Task requirements:
Report every line from the material that contains the word "matches".

Provided material:
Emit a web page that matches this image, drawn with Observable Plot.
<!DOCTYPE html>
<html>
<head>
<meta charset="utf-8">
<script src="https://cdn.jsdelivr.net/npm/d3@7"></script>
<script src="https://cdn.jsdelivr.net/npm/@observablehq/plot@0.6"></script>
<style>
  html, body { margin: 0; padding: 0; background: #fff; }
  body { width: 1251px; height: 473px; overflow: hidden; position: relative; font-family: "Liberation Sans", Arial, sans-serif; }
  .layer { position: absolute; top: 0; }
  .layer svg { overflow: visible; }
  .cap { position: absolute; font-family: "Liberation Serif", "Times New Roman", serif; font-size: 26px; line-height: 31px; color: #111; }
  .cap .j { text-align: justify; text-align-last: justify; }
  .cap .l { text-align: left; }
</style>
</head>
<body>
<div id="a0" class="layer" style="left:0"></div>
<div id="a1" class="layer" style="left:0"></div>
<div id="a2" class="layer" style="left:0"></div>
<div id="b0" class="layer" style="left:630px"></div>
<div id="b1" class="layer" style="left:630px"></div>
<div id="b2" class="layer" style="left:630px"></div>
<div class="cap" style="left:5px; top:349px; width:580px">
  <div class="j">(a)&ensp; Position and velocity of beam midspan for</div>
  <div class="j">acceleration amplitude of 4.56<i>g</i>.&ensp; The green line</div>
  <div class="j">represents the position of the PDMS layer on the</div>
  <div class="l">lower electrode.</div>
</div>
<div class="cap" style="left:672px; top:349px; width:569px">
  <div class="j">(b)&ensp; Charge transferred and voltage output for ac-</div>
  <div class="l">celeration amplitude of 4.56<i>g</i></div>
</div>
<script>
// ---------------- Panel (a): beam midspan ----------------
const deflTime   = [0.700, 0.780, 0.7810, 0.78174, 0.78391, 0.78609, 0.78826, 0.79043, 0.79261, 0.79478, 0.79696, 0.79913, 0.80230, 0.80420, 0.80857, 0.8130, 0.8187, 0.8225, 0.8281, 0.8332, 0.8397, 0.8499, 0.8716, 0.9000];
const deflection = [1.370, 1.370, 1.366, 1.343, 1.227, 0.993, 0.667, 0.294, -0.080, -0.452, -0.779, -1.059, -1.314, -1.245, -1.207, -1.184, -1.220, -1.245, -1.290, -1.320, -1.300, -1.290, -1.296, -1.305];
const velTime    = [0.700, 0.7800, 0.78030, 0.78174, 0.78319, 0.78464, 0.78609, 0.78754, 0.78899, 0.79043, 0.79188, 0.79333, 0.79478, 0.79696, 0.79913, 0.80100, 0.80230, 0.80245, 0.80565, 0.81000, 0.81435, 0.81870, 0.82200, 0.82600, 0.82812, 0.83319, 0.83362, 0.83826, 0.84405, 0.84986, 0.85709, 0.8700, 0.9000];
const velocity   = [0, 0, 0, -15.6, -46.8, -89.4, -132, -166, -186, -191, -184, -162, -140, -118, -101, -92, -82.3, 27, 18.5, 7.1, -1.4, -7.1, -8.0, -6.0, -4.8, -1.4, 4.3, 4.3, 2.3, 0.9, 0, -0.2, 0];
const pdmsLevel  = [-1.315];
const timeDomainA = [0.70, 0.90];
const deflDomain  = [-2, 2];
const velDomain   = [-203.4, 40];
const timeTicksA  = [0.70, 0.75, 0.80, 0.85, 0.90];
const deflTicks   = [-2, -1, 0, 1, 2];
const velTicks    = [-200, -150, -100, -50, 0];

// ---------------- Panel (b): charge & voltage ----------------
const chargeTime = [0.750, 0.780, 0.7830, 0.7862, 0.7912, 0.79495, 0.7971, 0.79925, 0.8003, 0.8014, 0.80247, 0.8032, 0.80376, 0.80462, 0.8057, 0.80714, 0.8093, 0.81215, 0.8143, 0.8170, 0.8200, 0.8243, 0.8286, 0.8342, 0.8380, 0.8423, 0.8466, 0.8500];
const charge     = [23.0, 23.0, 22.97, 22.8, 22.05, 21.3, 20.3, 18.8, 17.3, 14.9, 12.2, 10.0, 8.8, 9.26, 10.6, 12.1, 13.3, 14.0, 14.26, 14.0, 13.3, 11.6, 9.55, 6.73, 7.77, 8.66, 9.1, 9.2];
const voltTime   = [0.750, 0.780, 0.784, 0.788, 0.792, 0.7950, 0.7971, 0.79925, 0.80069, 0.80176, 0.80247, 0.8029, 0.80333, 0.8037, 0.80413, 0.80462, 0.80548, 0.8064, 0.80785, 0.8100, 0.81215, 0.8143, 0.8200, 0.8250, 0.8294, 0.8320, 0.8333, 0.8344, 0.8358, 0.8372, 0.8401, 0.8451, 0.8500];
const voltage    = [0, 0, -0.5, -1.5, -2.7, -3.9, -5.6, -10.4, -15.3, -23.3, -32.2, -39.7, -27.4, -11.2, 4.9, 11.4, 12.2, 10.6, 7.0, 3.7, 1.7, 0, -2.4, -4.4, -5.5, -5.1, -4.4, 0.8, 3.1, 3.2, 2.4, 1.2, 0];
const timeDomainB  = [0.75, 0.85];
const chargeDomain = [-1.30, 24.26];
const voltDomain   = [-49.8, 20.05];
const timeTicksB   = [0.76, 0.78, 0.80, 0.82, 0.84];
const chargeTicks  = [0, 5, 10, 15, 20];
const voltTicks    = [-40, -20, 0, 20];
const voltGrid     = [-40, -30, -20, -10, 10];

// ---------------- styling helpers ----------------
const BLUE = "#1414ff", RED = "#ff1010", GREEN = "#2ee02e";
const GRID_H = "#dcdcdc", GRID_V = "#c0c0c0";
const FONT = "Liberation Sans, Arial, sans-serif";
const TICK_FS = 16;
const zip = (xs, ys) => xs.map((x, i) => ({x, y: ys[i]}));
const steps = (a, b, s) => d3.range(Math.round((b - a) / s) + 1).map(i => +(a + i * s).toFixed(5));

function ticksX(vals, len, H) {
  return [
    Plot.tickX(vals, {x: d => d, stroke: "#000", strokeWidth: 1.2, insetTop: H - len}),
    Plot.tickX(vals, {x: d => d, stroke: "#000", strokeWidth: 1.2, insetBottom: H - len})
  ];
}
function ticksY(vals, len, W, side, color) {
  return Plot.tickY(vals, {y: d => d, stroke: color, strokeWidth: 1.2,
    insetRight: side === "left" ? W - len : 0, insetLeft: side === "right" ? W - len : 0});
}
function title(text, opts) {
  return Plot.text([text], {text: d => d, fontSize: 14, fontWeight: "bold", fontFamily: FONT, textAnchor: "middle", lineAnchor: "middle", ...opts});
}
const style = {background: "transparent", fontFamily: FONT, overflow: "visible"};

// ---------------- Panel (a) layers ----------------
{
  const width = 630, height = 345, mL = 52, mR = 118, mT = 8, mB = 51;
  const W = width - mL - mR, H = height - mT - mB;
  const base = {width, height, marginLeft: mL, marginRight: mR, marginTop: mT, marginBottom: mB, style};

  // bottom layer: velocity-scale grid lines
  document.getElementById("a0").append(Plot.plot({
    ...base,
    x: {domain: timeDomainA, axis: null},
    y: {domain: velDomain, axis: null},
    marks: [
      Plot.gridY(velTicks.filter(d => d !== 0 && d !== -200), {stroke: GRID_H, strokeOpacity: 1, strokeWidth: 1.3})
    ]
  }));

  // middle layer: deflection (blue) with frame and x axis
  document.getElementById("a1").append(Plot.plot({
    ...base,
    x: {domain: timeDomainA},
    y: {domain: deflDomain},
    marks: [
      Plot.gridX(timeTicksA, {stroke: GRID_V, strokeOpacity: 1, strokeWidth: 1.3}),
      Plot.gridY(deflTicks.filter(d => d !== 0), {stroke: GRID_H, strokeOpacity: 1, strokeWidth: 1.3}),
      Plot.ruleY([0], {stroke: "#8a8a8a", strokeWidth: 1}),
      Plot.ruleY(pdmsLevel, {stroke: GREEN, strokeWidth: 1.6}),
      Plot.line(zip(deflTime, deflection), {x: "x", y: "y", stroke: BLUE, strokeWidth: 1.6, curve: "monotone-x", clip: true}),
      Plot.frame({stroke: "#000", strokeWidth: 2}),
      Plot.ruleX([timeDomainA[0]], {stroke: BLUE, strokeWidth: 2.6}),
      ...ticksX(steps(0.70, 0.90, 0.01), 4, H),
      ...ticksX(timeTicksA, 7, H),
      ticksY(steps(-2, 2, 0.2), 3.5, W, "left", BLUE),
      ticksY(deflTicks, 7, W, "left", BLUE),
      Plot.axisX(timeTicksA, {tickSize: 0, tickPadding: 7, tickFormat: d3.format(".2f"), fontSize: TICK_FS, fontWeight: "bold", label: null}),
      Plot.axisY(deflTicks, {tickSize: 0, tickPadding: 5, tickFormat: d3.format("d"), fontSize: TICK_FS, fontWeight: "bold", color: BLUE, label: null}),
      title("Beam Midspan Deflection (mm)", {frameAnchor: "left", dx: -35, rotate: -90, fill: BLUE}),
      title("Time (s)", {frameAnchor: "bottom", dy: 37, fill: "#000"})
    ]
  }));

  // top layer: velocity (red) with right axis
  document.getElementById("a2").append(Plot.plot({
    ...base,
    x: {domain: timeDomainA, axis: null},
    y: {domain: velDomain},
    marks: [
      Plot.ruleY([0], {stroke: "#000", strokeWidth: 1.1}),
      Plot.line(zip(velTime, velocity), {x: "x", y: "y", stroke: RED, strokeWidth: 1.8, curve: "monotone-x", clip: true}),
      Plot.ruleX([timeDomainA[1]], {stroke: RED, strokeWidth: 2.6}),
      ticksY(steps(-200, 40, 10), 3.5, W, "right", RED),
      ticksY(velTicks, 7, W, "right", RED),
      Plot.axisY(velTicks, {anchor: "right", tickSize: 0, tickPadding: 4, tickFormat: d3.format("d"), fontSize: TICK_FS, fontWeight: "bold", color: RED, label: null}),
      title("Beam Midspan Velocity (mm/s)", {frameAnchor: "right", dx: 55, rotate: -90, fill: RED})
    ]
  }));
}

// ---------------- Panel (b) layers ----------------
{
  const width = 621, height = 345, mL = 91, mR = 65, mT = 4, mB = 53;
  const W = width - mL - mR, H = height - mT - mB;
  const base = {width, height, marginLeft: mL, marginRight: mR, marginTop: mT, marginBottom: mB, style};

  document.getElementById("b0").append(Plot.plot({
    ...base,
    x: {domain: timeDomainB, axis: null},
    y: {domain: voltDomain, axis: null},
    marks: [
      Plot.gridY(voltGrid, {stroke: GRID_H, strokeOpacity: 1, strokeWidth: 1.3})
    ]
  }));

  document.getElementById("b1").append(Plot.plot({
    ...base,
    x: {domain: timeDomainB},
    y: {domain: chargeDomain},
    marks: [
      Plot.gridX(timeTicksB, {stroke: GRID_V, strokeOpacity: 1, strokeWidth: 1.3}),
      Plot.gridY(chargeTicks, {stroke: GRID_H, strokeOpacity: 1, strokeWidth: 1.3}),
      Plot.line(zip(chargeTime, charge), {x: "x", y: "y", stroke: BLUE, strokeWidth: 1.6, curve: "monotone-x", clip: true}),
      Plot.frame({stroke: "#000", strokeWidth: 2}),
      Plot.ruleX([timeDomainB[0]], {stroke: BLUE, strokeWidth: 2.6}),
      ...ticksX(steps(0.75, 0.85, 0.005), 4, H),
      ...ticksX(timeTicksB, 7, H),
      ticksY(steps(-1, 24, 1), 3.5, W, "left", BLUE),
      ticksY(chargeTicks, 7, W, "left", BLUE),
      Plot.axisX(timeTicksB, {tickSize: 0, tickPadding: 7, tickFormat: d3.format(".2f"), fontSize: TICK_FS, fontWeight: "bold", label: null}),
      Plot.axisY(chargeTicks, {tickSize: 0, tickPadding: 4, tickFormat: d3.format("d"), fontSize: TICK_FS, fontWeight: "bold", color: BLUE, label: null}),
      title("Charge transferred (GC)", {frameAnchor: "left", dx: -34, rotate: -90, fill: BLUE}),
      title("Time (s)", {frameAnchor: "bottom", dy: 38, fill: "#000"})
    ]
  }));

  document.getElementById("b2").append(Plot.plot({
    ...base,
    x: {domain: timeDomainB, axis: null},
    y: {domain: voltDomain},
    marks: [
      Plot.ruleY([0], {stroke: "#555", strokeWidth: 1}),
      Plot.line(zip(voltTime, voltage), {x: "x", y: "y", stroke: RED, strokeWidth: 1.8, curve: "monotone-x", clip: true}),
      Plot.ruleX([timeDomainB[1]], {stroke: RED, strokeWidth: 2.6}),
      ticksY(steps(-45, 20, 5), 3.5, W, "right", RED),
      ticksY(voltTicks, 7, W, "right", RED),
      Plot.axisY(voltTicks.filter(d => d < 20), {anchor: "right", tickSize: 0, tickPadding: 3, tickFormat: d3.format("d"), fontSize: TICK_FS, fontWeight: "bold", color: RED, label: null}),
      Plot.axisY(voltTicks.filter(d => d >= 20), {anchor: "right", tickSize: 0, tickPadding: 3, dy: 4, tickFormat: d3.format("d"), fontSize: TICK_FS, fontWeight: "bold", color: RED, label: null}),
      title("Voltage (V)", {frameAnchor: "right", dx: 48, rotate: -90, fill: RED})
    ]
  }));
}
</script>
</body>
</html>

...

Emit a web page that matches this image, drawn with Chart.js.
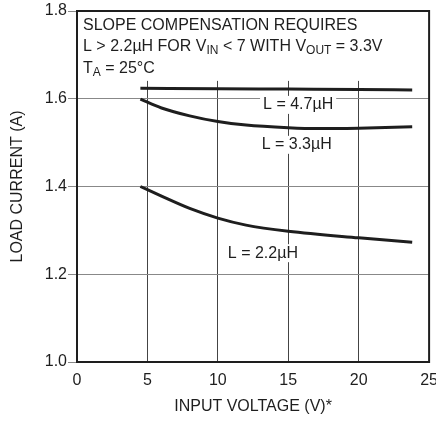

The result:
Emit a web page that matches this image, drawn with Observable Plot.
Emit a web page that matches this image, drawn with Chart.js.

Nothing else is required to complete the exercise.